◆ **Problem to solve**
Omit the pictures and output every entry below exactly as written.

◆ **Exercise material**
++++++++++

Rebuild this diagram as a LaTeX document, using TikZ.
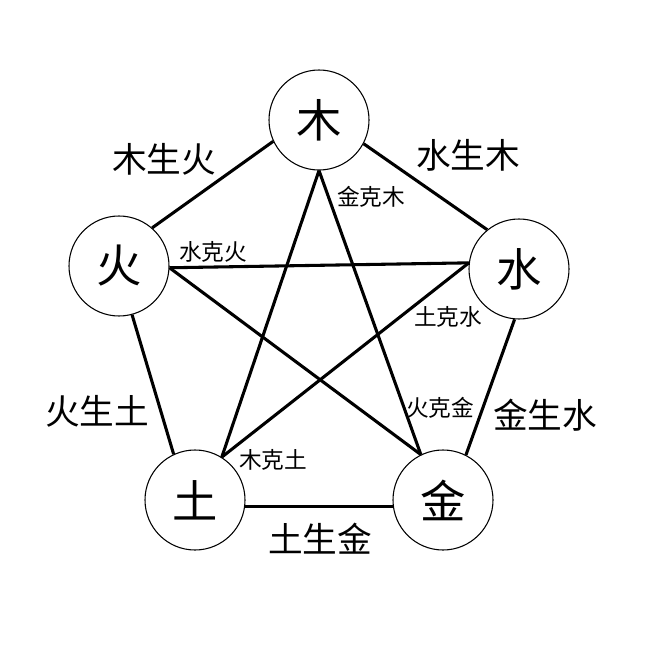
\documentclass[tikz,border=0pt]{standalone}
\usepackage{fontspec}
\setmainfont{Noto Sans CJK SC}
\begin{document}
\begin{tikzpicture}[x=0.75pt,y=-0.75pt,
  elem/.style={circle,draw,line width=0.8pt,minimum size=75pt,inner sep=0pt,font=\fontsize{34}{34}\selectfont},
  biglab/.style={font=\fontsize{26}{26}\selectfont,inner sep=0pt},
  smalllab/.style={font=\fontsize{17}{17}\selectfont,inner sep=0pt},
  edge/.style={line width=2.3pt}]
\useasboundingbox (0,0) rectangle (656,656);
\node[elem] (mu) at (319,120) {木};
\node[elem] (huo) at (119,266) {火};
\node[elem] (shui) at (519,269) {水};
\node[elem] (tu) at (195,500) {土};
\node[elem] (jin) at (443,500) {金};
% generating cycle
\draw[edge] (mu.205) -- (huo.49);
\draw[edge] (mu.-28) -- (shui.129);
\draw[edge] (huo.-75) -- (tu.115);
\draw[edge] (shui.-95) -- (jin.63);
\draw[edge] (tu.-7) -- (jin.187);
% controlling star
\draw[edge] (mu.-90) -- (tu.58);
\draw[edge] (mu.-90) -- (jin.116);
\draw[edge] (huo.-2) -- (shui.173);
\draw[edge] (huo.-2) -- (jin.116);
\draw[edge] (shui.173) -- (tu.58);
% labels
\node[biglab] (l1) at (164,159) {木生火};
\node[biglab] (l2) at (468,155) {水生木};
\node[biglab] (l3) at (97,411) {火生土};
\node[biglab] (l4) at (545,415) {金生水};
\node[biglab] (l5) at (320,539) {土生金};
\node[smalllab] (s1) at (371,197) {金克木};
\node[smalllab] (s2) at (213,252) {水克火};
\node[smalllab] (s3) at (448,317) {土克水};
\node[smalllab] (s4) at (440,408) {火克金};
\node[smalllab] (s5) at (273,460) {木克土};
\end{tikzpicture}
\end{document}
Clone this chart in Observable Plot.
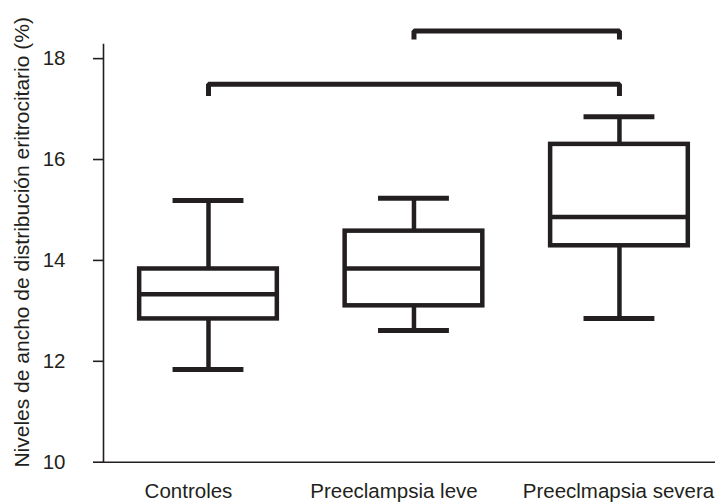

++++++++++

◆ **Result of the task**
Rebuild this diagram as a LaTeX document, using TikZ.
\documentclass[tikz,border=0pt]{standalone}
\usepackage{fontspec}
\setmainfont{Noto Sans CJK SC}
\begin{document}
\begin{tikzpicture}[x=0.75pt,y=-0.75pt,
  elem/.style={circle,draw,line width=0.8pt,minimum size=75pt,inner sep=0pt,font=\fontsize{34}{34}\selectfont},
  biglab/.style={font=\fontsize{26}{26}\selectfont,inner sep=0pt},
  smalllab/.style={font=\fontsize{17}{17}\selectfont,inner sep=0pt},
  edge/.style={line width=2.3pt}]
\useasboundingbox (0,0) rectangle (656,656);
\node[elem] (mu) at (319,120) {木};
\node[elem] (huo) at (119,266) {火};
\node[elem] (shui) at (519,269) {水};
\node[elem] (tu) at (195,500) {土};
\node[elem] (jin) at (443,500) {金};
% generating cycle
\draw[edge] (mu.205) -- (huo.49);
\draw[edge] (mu.-28) -- (shui.129);
\draw[edge] (huo.-75) -- (tu.115);
\draw[edge] (shui.-95) -- (jin.63);
\draw[edge] (tu.-7) -- (jin.187);
% controlling star
\draw[edge] (mu.-90) -- (tu.58);
\draw[edge] (mu.-90) -- (jin.116);
\draw[edge] (huo.-2) -- (shui.173);
\draw[edge] (huo.-2) -- (jin.116);
\draw[edge] (shui.173) -- (tu.58);
% labels
\node[biglab] (l1) at (164,159) {木生火};
\node[biglab] (l2) at (468,155) {水生木};
\node[biglab] (l3) at (97,411) {火生土};
\node[biglab] (l4) at (545,415) {金生水};
\node[biglab] (l5) at (320,539) {土生金};
\node[smalllab] (s1) at (371,197) {金克木};
\node[smalllab] (s2) at (213,252) {水克火};
\node[smalllab] (s3) at (448,317) {土克水};
\node[smalllab] (s4) at (440,408) {火克金};
\node[smalllab] (s5) at (273,460) {木克土};
\end{tikzpicture}
\end{document}
Clone this chart in Observable Plot.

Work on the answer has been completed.